# [What you should do]
Check each line of the material below for "chart", then copy the ones that contain it.

==*==

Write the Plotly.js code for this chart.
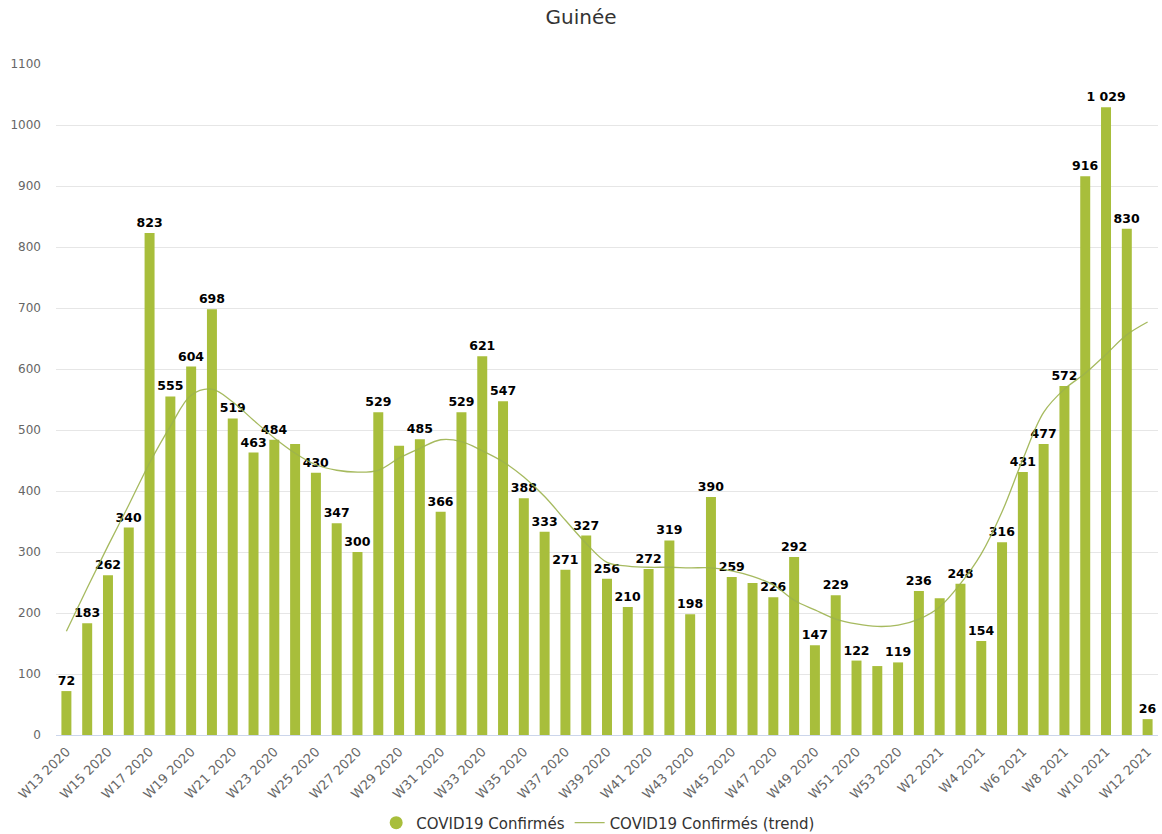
<!DOCTYPE html>
<html>
<head>
<meta charset="utf-8">
<script src="https://cdn.plot.ly/plotly-3.0.1.min.js"></script>
<style>
html,body{margin:0;padding:0;background:#fff;}
#chart{width:1162px;height:834px;}
</style>
</head>
<body>
<div id="chart"></div>
<script>
const weeks = [
  "W13 2020","W14 2020","W15 2020","W16 2020","W17 2020","W18 2020","W19 2020","W20 2020",
  "W21 2020","W22 2020","W23 2020","W24 2020","W25 2020","W26 2020","W27 2020","W28 2020",
  "W29 2020","W30 2020","W31 2020","W32 2020","W33 2020","W34 2020","W35 2020","W36 2020",
  "W37 2020","W38 2020","W39 2020","W40 2020","W41 2020","W42 2020","W43 2020","W44 2020",
  "W45 2020","W46 2020","W47 2020","W48 2020","W49 2020","W50 2020","W51 2020","W52 2020",
  "W53 2020","W1 2021","W2 2021","W3 2021","W4 2021","W5 2021","W6 2021","W7 2021",
  "W8 2021","W9 2021","W10 2021","W11 2021","W12 2021"
];
const confirmed = [
  72,183,262,340,823,555,604,698,
  519,463,484,477,430,347,300,529,
  474,485,366,529,621,547,388,333,
  271,327,256,210,272,319,198,390,
  259,249,226,292,147,229,122,113,
  119,236,224,248,154,316,431,477,
  572,916,1029,830,26
];
const trend = [
  170,241,310,377,446,506,557,567,
  546,516,487,462,443,434,431,434,
  454,470,484,481,466,448,423,391,
  352,314,283,277,275,275,274,274,
  269,260,246,221,205,190,182,178,
  180,190,210,248,297,366,452,529,
  567,593,624,656,677
];
// weeks whose value label is not drawn in the original
const hiddenLabels = ["W24 2020","W29 2020","W46 2020","W52 2020","W2 2021"];
const tickWeeks = weeks.filter((w, i) => i % 2 === 0);

function fmt(v) {
  return String(v).replace(/\B(?=(\d{3})+(?!\d))/g, "\u00a0");
}
const labels = confirmed.map((v, i) => hiddenLabels.includes(weeks[i]) ? "" : fmt(v));

const green = "#a8be3b";
const font = "DejaVu Sans, sans-serif";

const traces = [
  {
    type: "bar",
    x: weeks,
    y: confirmed,
    name: "COVID19 Confirmés",
    showlegend: false,
    marker: {color: green},
    text: labels,
    textposition: "outside",
    constraintext: "none",
    cliponaxis: false,
    textfont: {family: font, size: 12.5, color: "#000", weight: "bold"},
    hoverinfo: "x+y"
  },
  {
    type: "scatter",
    mode: "markers",
    x: [null],
    y: [null],
    name: "COVID19 Confirmés",
    marker: {color: green, size: 13, symbol: "circle"},
    hoverinfo: "skip"
  },
  {
    type: "scatter",
    mode: "lines",
    x: weeks,
    y: trend,
    name: "COVID19 Confirmés (trend)",
    line: {color: "#9db34e", width: 1.3, shape: "spline", smoothing: 1},
    opacity: 0.9
  }
];

const layout = {
  width: 1162,
  height: 834,
  margin: {l: 56, r: 4, t: 64, b: 99, autoexpand: false},
  paper_bgcolor: "#fff",
  plot_bgcolor: "#fff",
  font: {family: font, size: 12, color: "#666"},
  title: {
    text: "Guinée",
    font: {family: font, size: 20, color: "#333"},
    x: 0.5,
    xanchor: "center",
    y: 0.98,
    yanchor: "middle"
  },
  bargap: 0.52,
  showlegend: true,
  legend: {
    orientation: "h",
    x: 0.492,
    xanchor: "center",
    y: -0.131,
    yanchor: "middle",
    font: {family: font, size: 15, color: "#333"},
    itemwidth: 30,
    traceorder: "normal"
  },
  xaxis: {
    type: "category",
    tickmode: "array",
    tickvals: tickWeeks,
    ticktext: tickWeeks,
    tickangle: -45,
    tickfont: {family: font, size: 13, color: "#666"},
    ticklabelstandoff: 3,
    showgrid: false,
    showline: true,
    linecolor: "#ccd6eb",
    linewidth: 1,
    ticks: "",
    zeroline: false,
    automargin: false,
    fixedrange: true
  },
  yaxis: {
    range: [0, 1100],
    dtick: 100,
    tick0: 0,
    showgrid: true,
    gridcolor: "#e6e6e6",
    gridwidth: 1,
    zeroline: false,
    showline: false,
    ticks: "",
    ticklabelstandoff: 14,
    tickfont: {family: font, size: 12, color: "#666"},
    automargin: false,
    fixedrange: true
  }
};

Plotly.newPlot("chart", traces, layout, {displayModeBar: false, staticPlot: true});
</script>
</body>
</html>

==*==

# [Exercise response]
Write the Plotly.js code for this chart.
#chart{width:1162px;height:834px;}
<div id="chart"></div>
Plotly.newPlot("chart", traces, layout, {displayModeBar: false, staticPlot: true});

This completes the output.